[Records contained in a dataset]
§
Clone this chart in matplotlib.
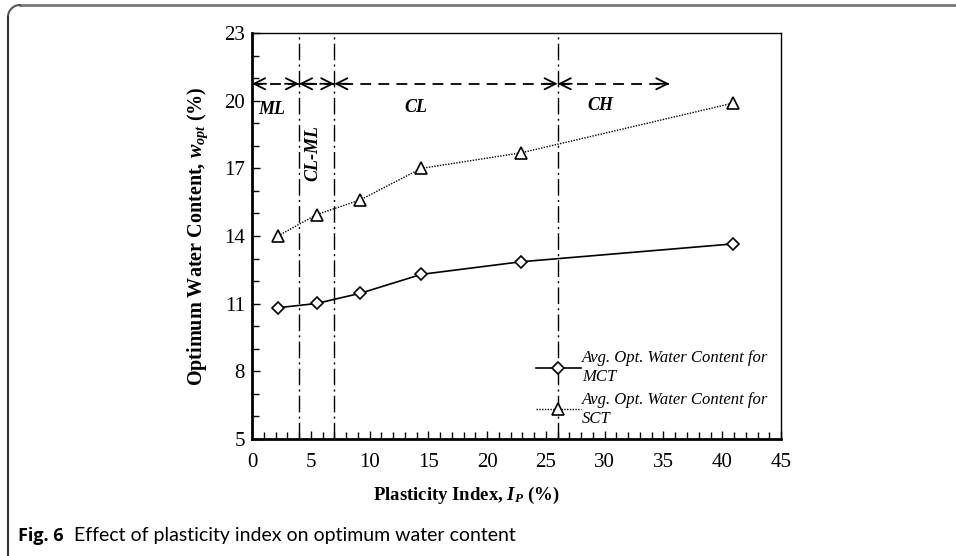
import numpy as np
import matplotlib
matplotlib.use('Agg')
import matplotlib.pyplot as plt
from matplotlib.lines import Line2D
from matplotlib.ticker import MultipleLocator

plt.rcParams['font.family'] = 'Liberation Serif'
plt.rcParams['mathtext.fontset'] = 'custom'
plt.rcParams['mathtext.rm'] = 'Liberation Serif:bold'
plt.rcParams['mathtext.it'] = 'Liberation Serif:italic:bold'
plt.rcParams['mathtext.bf'] = 'Liberation Serif:bold'

# --- data
plasticity_index = [2.2, 5.5, 9.2, 14.4, 22.9, 40.9]
w_opt_mct = [10.82, 11.01, 11.46, 12.30, 12.86, 13.65]
w_opt_sct = [14.0, 14.95, 15.6, 17.0, 17.69, 19.89]

boundaries = [4, 7, 26]          # ML / CL-ML / CL / CH limits
arrow_y = 20.75
arrow_end = 35.5
zone_names = ['ML', 'CL-ML', 'CL', 'CH']
zone_x = [1.7, 5.2, 13.9, 29.6]
zone_y = [19.6, 17.7, 19.7, 19.8]

y_ticks = [5, 8, 11, 14, 17, 20, 23]

fig = plt.figure(figsize=(9.56, 5.56), dpi=100)
ax = fig.add_axes((0.2636, 0.2104, 0.817 - 0.2636, 0.9406 - 0.2104))

ax.plot(plasticity_index, w_opt_mct, '-', color='black', lw=1.2,
        marker='D', markersize=6.5, mfc='white', mec='black', mew=1.2,
        label='Avg. Opt. Water Content for\nMCT')
ax.plot(plasticity_index, w_opt_sct, linestyle=(0, (1, 1)), color='black', lw=1.0,
        marker='^', markersize=8, mfc='white', mec='black', mew=1.2,
        label='Avg. Opt. Water Content for\nSCT')

# --- soil class boundaries
for b in boundaries:
    ax.axvline(b, color='black', lw=1.0, linestyle=(0, (12, 3, 1.5, 3)), zorder=1)

# --- dashed arrow line with open heads
ax.plot([0, arrow_end], [arrow_y, arrow_y], color='black', lw=1.3,
        linestyle=(0, (6, 4)), zorder=2, clip_on=False)
heads = [(0, 1.2), (arrow_end, arrow_end - 1.2)]
for b in boundaries:
    heads.append((b, b - 1.2))
    heads.append((b, b + 1.2))
for tip, tail in heads:
    ax.annotate('', xy=(tip, arrow_y), xytext=(tail, arrow_y),
                arrowprops=dict(arrowstyle='->,head_length=0.8,head_width=0.4',
                                color='black', lw=1.3, shrinkA=0, shrinkB=0))

for name, x, y in zip(zone_names, zone_x, zone_y):
    ax.text(x, y, name, ha='center', va='center', fontsize=13,
            fontweight='bold', fontstyle='italic',
            rotation=90 if name == 'CL-ML' else 0)

ax.set_xlim(0, 45)
ax.set_ylim(5, 23)
ax.xaxis.set_major_locator(MultipleLocator(5))
ax.xaxis.set_minor_locator(MultipleLocator(1))
ax.set_yticks(y_ticks)
ax.yaxis.set_minor_locator(MultipleLocator(1))
ax.tick_params(which='both', direction='in', top=False, right=False,
               labelsize=15, width=1.0)
ax.tick_params(axis='x', which='both', pad=10)
ax.tick_params(axis='y', which='both', pad=5)
ax.tick_params(which='major', length=6)
ax.tick_params(which='minor', length=5)
ax.spines['left'].set_linewidth(2.0)
ax.spines['bottom'].set_linewidth(2.0)
ax.spines['top'].set_linewidth(1.0)
ax.spines['right'].set_linewidth(1.0)

ax.set_xlabel(r'Plasticity Index, $I_P$ (%)', fontsize=13.5, fontweight='bold')
ax.xaxis.set_label_coords(0.405, -0.112)
ax.set_ylabel(r'Optimum Water Content, $w_{opt}$ (%)', fontsize=14.5, fontweight='bold')
ax.yaxis.set_label_coords(-0.08, 0.5)

leg = ax.legend(loc='lower right', bbox_to_anchor=(1.0, 0.0), frameon=False,
                prop={'family': 'Liberation Serif', 'style': 'italic', 'size': 12},
                handlelength=2.7, handletextpad=0.1, labelspacing=0.45,
                borderaxespad=0.35)

# --- page frame and caption
fig.add_artist(Line2D([20 / 956, 1.0], [1 - 5 / 556, 1 - 5 / 556],
                      transform=fig.transFigure, color='#777777', lw=2))
t = np.linspace(0, np.pi / 2, 20)
r = 12
cx, cy = 20, 5 + r
fig.add_artist(Line2D((cx - r * np.sin(t)) / 956, 1 - (cy - r * np.cos(t)) / 556,
                      transform=fig.transFigure, color='#555555', lw=1.5))
fig.add_artist(Line2D([8 / 956, 8 / 956], [1 - 17 / 556, 0.0],
                      transform=fig.transFigure, color='#333333', lw=1.5))

fig.text(18 / 956, 1 - 536 / 556, 'Fig. 6', family='Open Sans', fontweight='bold',
         fontsize=13, va='center')
fig.text(74 / 956, 1 - 536 / 556, 'Effect of plasticity index on optimum water content',
         family='Lato', fontsize=14, va='center')

fig.savefig('out.png', dpi=100)
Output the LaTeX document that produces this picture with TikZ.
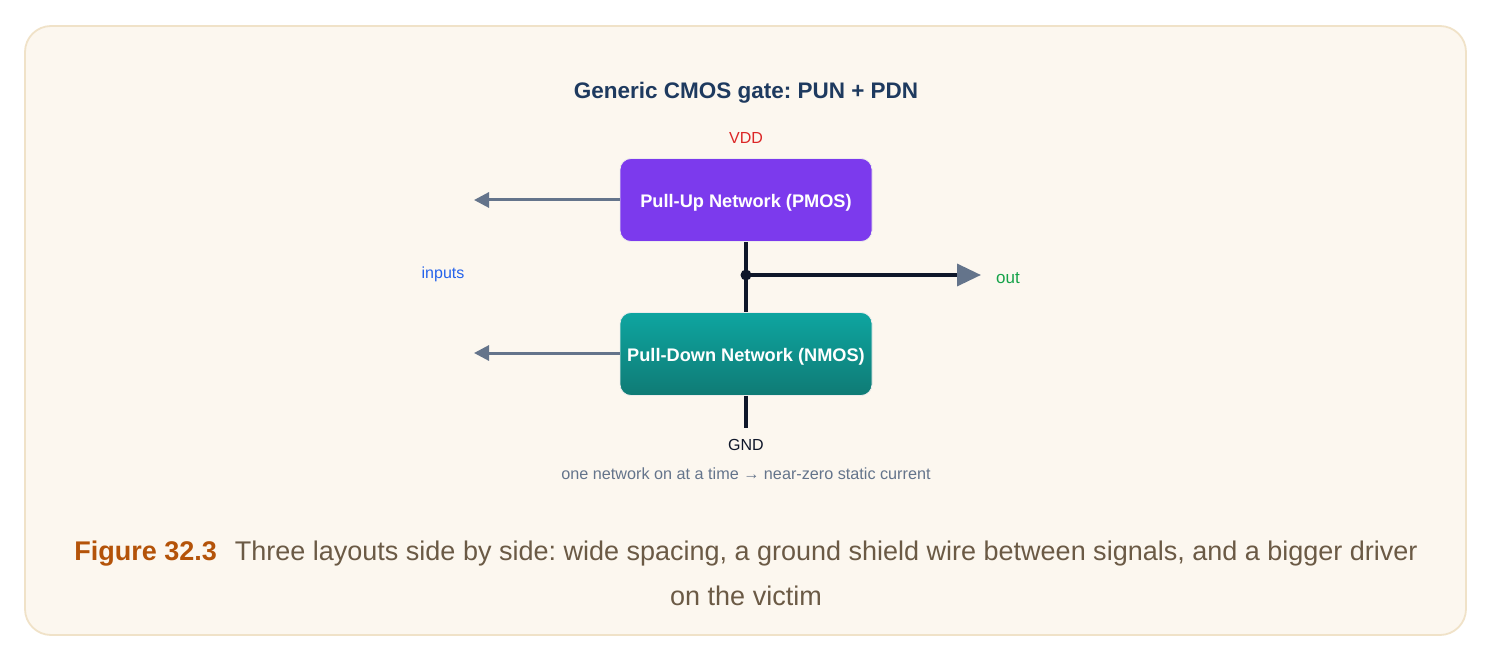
§
Work instructions:
Without the pictures, please reproduce each line of the listing above exactly, from the first one through the line bearing "ax = fig.add_axes((0.2636, 0.2104, 0.817".

Solution:
Clone this chart in matplotlib.
import numpy as np
import matplotlib
matplotlib.use('Agg')
import matplotlib.pyplot as plt
from matplotlib.lines import Line2D
from matplotlib.ticker import MultipleLocator

plt.rcParams['font.family'] = 'Liberation Serif'
plt.rcParams['mathtext.fontset'] = 'custom'
plt.rcParams['mathtext.rm'] = 'Liberation Serif:bold'
plt.rcParams['mathtext.it'] = 'Liberation Serif:italic:bold'
plt.rcParams['mathtext.bf'] = 'Liberation Serif:bold'

# --- data
plasticity_index = [2.2, 5.5, 9.2, 14.4, 22.9, 40.9]
w_opt_mct = [10.82, 11.01, 11.46, 12.30, 12.86, 13.65]
w_opt_sct = [14.0, 14.95, 15.6, 17.0, 17.69, 19.89]

boundaries = [4, 7, 26]          # ML / CL-ML / CL / CH limits
arrow_y = 20.75
arrow_end = 35.5
zone_names = ['ML', 'CL-ML', 'CL', 'CH']
zone_x = [1.7, 5.2, 13.9, 29.6]
zone_y = [19.6, 17.7, 19.7, 19.8]

y_ticks = [5, 8, 11, 14, 17, 20, 23]

fig = plt.figure(figsize=(9.56, 5.56), dpi=100)
ax = fig.add_axes((0.2636, 0.2104, 0.817 - 0.2636, 0.9406 - 0.2104))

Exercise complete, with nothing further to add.